Bundy also seems to have been offended by the notion that he needed a police escort to leave Oregon. "I'm not afraid to go out of state. I don't need an escort,” he later told reporters. Here's a bit more from the Oregonian [4]:
The parley between Bundy and the sheriff lasted between five and 10 minutes and took place in the open, at the intersection of a state highway and the back route to the refuge. It was another in a series of twists and turns the past week that have drawn national and international attention to this sparsely populated high desert country.
Ward was accompanied to the remote location by Sheriffs Brian Wolfe of Malheur County and Andy Long of Tillamook County as well three rigs carrying heavily armed law enforcement officers.
Ward met Bundy on the side of Lava Bed Road, a handful of media surrounding the men. Bundy was accompanied by Ryan Payne, a self-styled militiaman from Montana.
Ward explained he was there to resolve the standoff. He said he didn't want anyone to get hurt.
"We need to find a peaceful resolution and get you guys out of here," he said.
Bundy, wearing his trademark cowboy hat, told Ward, "We mean no harm to anybody."
Bundy went into his oft-repeated comments about why the militants had arrived to take over the refuge.
"We're here for the people of Harney County," he said. "We're here because people were being ignored." He said citizens have complained over and over about federal land-use issues.
"Yet, sheriff, you would not address those concerns," Bundy said. "We're getting ignored again."
Ward replied, "I didn't come here to argue."
The men shook hands, Bundy and Payne returning to the small convoy that brought them to the scene on a gravel road roughly 20 miles east of the refuge. It was apparent Bundy brought a security detail with him.
Ward climbed into a sheriff's rig and headed off over back roads to a town hall meeting in the small community of Diamond. He met about 50 citizens there to talk about the refuge occupation and hear their concerns.
And so, there was no common ground to be found on Lava Bed Road near Highway 78. Only a cold (both figuratively and literally) handshake.

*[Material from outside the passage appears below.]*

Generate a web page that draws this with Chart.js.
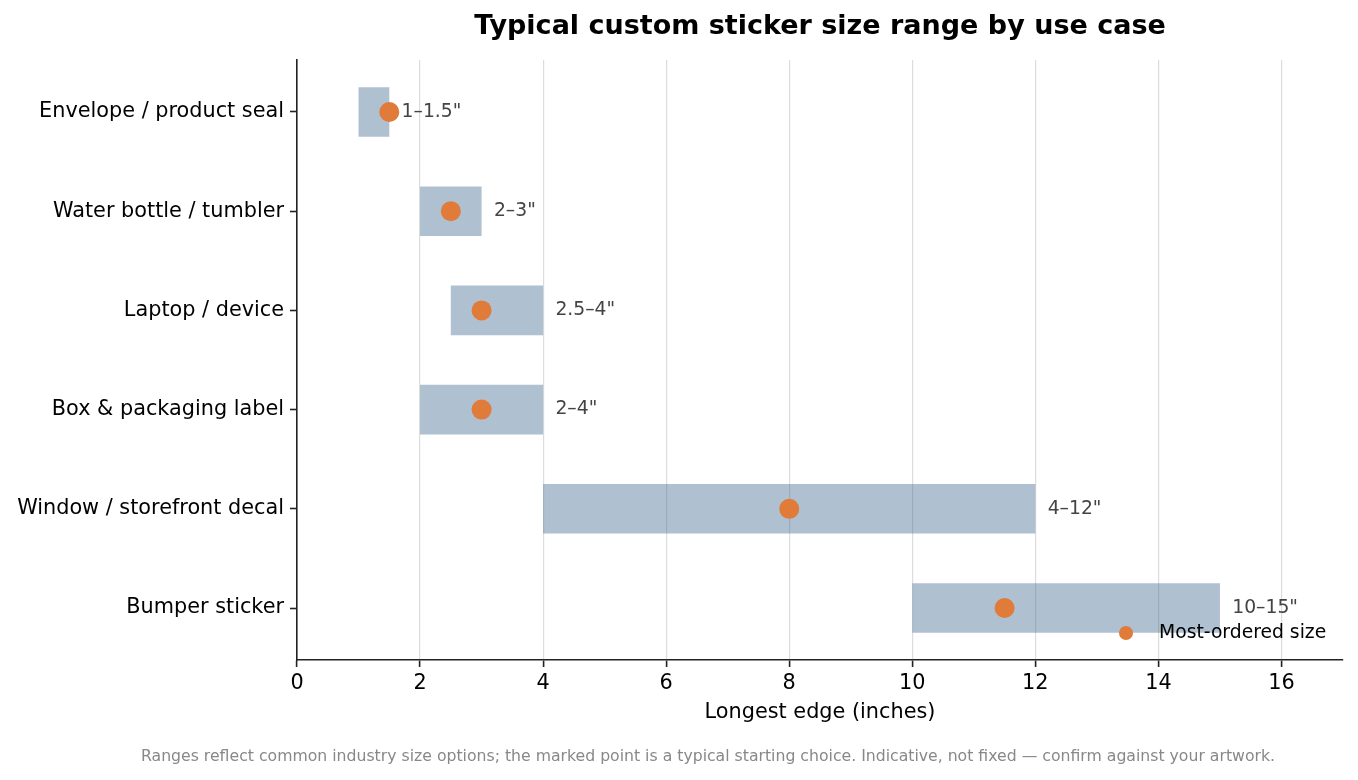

The Sheriff would later say that he believes Bundy doesn't feel like the standoff is being taken seriously. "I don't feel like they think they're getting enough attention yet," he remarked.
But while Bundy says he "doesn't need an escort" out of the state, he may get one anyway because as Ward cautiously warned the group on Thursday, "at some point, this is all going to have to be resolved."